Leatherface, once efficient, methodical and near-silent, now struggles to competently capture or kill his victims, all the while screaming like a petulant child. The family, no longer backwater cannibals, dines on pizza instead of the fresh meat of their victims. The dinner sequence, originally one of the most effective and horrifying scenes ever committed to film, goes so far off the rails it climaxes with Jenny turning the tables on her captors and scolding Leatherface into sitting down and shutting up. The ineffectiveness of it all [is] intentional, and we know this because a man in a limo pulls up and openly acknowledges it."

===Gender and sexuality===
Another element noted by both critics and film scholars is Leatherface's overt cross-dressing, which was briefly explored in the original film but implemented to a greater extent in this film. Robert Wilonsky of the Houston Press commented on the film's treatment of the character, writing that the film "turns Leatherface (here played by Robbie Jacks, an Austin songwriter who used to host a smacked-up radio show with Butthole Surfer Gibby Haynes) into a cross-dressing nancy boy who screams more than he saws."

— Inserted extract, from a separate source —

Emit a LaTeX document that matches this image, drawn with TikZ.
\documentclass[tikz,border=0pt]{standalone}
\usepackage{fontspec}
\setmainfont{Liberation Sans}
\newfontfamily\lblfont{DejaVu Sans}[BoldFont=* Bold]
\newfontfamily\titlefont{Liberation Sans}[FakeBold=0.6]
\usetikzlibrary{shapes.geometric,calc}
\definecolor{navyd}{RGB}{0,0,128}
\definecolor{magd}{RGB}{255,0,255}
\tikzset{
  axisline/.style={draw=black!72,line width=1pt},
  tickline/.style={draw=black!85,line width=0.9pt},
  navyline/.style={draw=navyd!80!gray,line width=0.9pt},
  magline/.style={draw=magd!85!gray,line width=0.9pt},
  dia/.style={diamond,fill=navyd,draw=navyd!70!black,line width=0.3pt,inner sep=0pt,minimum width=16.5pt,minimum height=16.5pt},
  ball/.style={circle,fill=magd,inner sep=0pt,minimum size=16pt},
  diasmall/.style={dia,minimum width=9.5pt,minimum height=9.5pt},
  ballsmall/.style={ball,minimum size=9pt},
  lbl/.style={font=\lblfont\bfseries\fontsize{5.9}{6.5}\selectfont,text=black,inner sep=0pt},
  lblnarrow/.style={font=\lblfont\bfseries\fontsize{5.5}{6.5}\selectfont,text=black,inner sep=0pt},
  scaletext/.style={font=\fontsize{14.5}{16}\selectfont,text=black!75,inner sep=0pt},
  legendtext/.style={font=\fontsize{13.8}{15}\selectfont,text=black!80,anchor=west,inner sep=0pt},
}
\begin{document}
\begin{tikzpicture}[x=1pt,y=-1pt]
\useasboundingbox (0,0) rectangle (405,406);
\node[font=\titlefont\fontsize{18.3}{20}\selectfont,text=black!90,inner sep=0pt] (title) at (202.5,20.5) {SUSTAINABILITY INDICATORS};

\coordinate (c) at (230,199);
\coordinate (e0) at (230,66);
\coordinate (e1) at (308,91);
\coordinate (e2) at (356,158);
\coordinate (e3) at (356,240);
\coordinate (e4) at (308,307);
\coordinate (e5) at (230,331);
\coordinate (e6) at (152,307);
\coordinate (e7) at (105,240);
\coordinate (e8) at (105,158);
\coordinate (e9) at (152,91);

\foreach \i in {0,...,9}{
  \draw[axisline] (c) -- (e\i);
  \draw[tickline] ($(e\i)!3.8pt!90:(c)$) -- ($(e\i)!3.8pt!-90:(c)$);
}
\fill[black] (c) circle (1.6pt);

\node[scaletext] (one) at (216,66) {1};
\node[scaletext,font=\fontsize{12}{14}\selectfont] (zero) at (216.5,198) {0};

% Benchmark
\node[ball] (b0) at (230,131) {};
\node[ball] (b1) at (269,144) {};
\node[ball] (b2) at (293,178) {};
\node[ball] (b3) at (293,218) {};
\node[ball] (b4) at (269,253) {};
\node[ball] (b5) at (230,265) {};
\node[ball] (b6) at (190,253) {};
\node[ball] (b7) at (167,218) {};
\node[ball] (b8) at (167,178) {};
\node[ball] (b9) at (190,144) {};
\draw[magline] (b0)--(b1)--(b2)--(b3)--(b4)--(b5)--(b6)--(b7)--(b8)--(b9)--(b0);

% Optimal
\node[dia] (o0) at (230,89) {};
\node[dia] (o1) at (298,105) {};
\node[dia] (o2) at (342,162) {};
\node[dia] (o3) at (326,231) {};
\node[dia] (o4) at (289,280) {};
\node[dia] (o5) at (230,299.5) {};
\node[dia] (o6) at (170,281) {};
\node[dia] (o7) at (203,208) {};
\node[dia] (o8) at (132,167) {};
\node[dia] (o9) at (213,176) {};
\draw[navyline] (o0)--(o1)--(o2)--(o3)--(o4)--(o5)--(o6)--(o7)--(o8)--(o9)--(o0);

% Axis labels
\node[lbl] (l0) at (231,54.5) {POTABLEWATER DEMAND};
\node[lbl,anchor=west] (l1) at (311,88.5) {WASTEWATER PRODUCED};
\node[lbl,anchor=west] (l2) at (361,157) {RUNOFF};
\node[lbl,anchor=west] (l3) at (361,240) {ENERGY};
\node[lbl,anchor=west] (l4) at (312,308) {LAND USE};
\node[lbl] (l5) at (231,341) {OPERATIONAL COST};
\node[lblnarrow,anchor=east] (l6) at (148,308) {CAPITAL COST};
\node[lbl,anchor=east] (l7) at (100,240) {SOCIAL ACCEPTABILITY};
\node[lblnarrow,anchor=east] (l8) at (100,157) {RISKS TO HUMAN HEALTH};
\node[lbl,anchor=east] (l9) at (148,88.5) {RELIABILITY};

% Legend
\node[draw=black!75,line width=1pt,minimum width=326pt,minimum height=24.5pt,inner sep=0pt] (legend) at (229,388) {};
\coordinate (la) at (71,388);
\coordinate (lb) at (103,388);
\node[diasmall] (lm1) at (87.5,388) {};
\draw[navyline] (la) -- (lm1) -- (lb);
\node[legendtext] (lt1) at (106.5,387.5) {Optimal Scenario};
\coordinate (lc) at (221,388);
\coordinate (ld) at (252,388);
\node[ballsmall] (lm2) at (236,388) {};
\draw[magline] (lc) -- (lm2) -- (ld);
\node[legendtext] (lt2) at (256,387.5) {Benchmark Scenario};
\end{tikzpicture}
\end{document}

According to Henkel, he wrote the character as one who assumes the persona of the person whose face he wears: "The confused sexuality of the Leatherface character is complex and horrifying at the same time," he said in a 1996 interview. Film scholar Scott Von Doviak also took note of this, likening Leatherface's presentation in the film to that of a "tortured drag queen." Jacks himself stated that Leatherface is "much more subjugated in this one than in the other films. It's shown in this that he really is tortured in many ways, not specifically by any of the other characters, but also by whatever is own malady is."

Henkel also commented that there are "strange sexual things that go on [in the screenplay]—not only Darla and Vilmer of course, but Darla and Jenny as well."

==Legacy==
In the years since its release, Texas Chainsaw Massacre: The Next Generation has gone on to develop a cult following. Literary critic John Kenneth Muir wrote in Horror Films of the 1990s (2011) that the film's dark humor "works" and that its conspiracy angle "breathes new life into a familiar story, and the performances, especially by McConaughey and Zellweger, are strong. Additionally, the movie evidences a sharp wit, and there's even a sense of homage too, to franchise history."

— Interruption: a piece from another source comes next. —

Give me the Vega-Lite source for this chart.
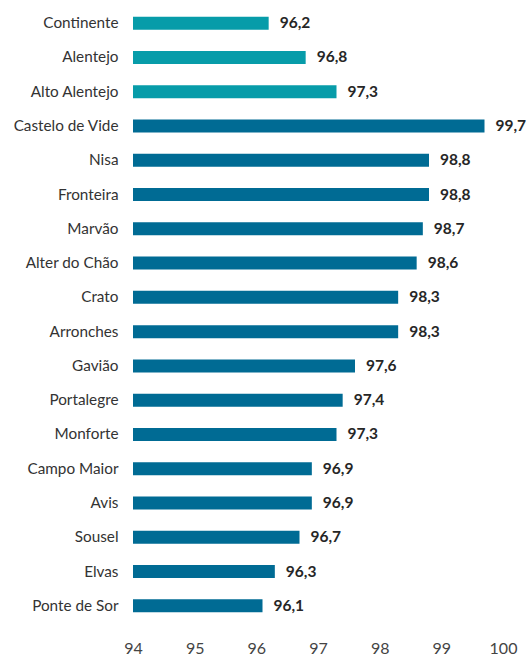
{
  "$schema": "https://vega.github.io/schema/vega-lite/v6.json",
  "width": 370,
  "height": 617,
  "autosize": {"type": "none"},
  "padding": {"left": 133, "top": 6, "right": 26, "bottom": 32},
  "background": "white",
  "config": {"view": {"stroke": null}, "font": "Lato"},
  "data": {
    "values": [
      {"name": "Continente", "value": 96.2, "label": "96,2", "group": "region"},
      {"name": "Alentejo", "value": 96.8, "label": "96,8", "group": "region"},
      {"name": "Alto Alentejo", "value": 97.3, "label": "97,3", "group": "region"},
      {"name": "Castelo de Vide", "value": 99.7, "label": "99,7", "group": "muni"},
      {"name": "Nisa", "value": 98.8, "label": "98,8", "group": "muni"},
      {"name": "Fronteira", "value": 98.8, "label": "98,8", "group": "muni"},
      {"name": "Marvão", "value": 98.7, "label": "98,7", "group": "muni"},
      {"name": "Alter do Chão", "value": 98.6, "label": "98,6", "group": "muni"},
      {"name": "Crato", "value": 98.3, "label": "98,3", "group": "muni"},
      {"name": "Arronches", "value": 98.3, "label": "98,3", "group": "muni"},
      {"name": "Gavião", "value": 97.6, "label": "97,6", "group": "muni"},
      {"name": "Portalegre", "value": 97.4, "label": "97,4", "group": "muni"},
      {"name": "Monforte", "value": 97.3, "label": "97,3", "group": "muni"},
      {"name": "Campo Maior", "value": 96.9, "label": "96,9", "group": "muni"},
      {"name": "Avis", "value": 96.9, "label": "96,9", "group": "muni"},
      {"name": "Sousel", "value": 96.7, "label": "96,7", "group": "muni"},
      {"name": "Elvas", "value": 96.3, "label": "96,3", "group": "muni"},
      {"name": "Ponte de Sor", "value": 96.1, "label": "96,1", "group": "muni"}
    ]
  },
  "encoding": {
    "y": {
      "field": "name",
      "type": "nominal",
      "sort": null,
      "title": null,
      "axis": {
        "domain": false,
        "ticks": false,
        "labelPadding": 15,
        "labelFontSize": 15.3,
        "labelColor": "#333333",
        "labelFont": "Lato"
      }
    },
    "x": {
      "field": "value",
      "type": "quantitative",
      "scale": {"domain": [94, 100], "nice": false, "zero": false, "clamp": true},
      "title": null,
      "axis": {
        "values": [94, 95, 96, 97, 98, 99, 100],
        "grid": false,
        "domain": false,
        "ticks": false,
        "labelFlush": false,
        "labelBound": false,
        "labelOverlap": false,
        "labelPadding": 17,
        "labelFontSize": 16,
        "labelColor": "#444444",
        "labelFont": "Lato"
      }
    }
  },
  "layer": [
    {
      "mark": {"type": "bar", "size": 13},
      "encoding": {
        "color": {
          "field": "group",
          "type": "nominal",
          "scale": {"domain": ["region", "muni"], "range": ["#079ca9", "#006b94"]},
          "legend": null
        }
      }
    },
    {
      "mark": {"type": "text", "align": "left", "baseline": "middle", "dx": 11, "fontWeight": "bold", "fontSize": 15.5, "color": "#262626", "font": "Lato"},
      "encoding": {"text": {"field": "label"}}
    }
  ]
}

Writing in a 2017 retrospective for Bloody Disgusting, Chris Vander Kaay notes that the film's secret society subplot serves as a precursor to Pascal Laugier's horror film Martyrs (2008), which features a similar plot in which individuals are tortured by a secret cabal for "spiritual" purposes. Several other contemporary critics have observed that a similar plot twist is repeated in the film The Cabin in the Woods (2011).

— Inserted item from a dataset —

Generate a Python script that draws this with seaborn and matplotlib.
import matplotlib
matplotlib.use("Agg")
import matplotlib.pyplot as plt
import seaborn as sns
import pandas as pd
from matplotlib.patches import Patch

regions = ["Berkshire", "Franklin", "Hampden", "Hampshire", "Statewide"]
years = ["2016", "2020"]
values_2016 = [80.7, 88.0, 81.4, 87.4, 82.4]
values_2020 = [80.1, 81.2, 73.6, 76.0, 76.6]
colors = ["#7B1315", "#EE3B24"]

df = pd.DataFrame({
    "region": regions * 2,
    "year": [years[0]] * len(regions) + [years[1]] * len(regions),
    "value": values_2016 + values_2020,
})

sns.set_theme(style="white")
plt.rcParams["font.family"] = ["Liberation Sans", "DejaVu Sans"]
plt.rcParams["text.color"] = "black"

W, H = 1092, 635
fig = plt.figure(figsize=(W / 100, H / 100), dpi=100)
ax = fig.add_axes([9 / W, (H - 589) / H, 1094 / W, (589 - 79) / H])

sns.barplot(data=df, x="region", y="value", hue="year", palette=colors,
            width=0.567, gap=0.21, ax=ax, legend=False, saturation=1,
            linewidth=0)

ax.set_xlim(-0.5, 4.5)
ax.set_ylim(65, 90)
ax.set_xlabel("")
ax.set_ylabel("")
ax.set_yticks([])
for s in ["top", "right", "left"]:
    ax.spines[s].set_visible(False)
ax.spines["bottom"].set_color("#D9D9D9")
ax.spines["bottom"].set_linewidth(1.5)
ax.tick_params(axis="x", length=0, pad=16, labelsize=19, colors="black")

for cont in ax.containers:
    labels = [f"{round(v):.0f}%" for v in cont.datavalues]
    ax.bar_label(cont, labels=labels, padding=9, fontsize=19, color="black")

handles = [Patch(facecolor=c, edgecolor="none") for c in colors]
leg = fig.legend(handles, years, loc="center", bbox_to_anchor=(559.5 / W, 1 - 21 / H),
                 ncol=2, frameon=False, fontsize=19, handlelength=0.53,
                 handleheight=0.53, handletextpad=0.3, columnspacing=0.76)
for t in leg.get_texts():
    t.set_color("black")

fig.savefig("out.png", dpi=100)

A clip from the film is featured in the 2002 drama film White Oleander, in which Zellweger portrays a former actress who is a foster parent; in the film, her character shows a scene from Texas Chainsaw Massacre: The Next Generation to her foster daughter as an example of one of her acting credits.

==Related works==

The Return of the Texas Chainsaw Massacre was the last entry in the Texas Chainsaw Massacre franchise until the series was rebooted in 2003 with The Texas Chainsaw Massacre, a direct remake of the original 1974 film. The 2003 remake was followed by a prequel, The Texas Chainsaw Massacre: The Beginning (2006). In 2013, another direct sequel to the 1974 film, Texas Chainsaw 3D, was released, followed by the prequel Leatherface (2017). In 2022, another alternative sequel to the 1974 film, titled Texas Chainsaw Massacre, was released by Netflix, marking the ninth film in the franchise.

Brian Huberman, a British filmmaker and associate professor at Rice University, directed a documentary on the film's set during its production, titled The Return of the Texas Chainsaw: The Documentary (1996). Though never officially released on home media, the documentary aired on Austin Community Access Cable Television on June 7, 1997. In 2016, Huberman made the documentary available for streaming on his official website.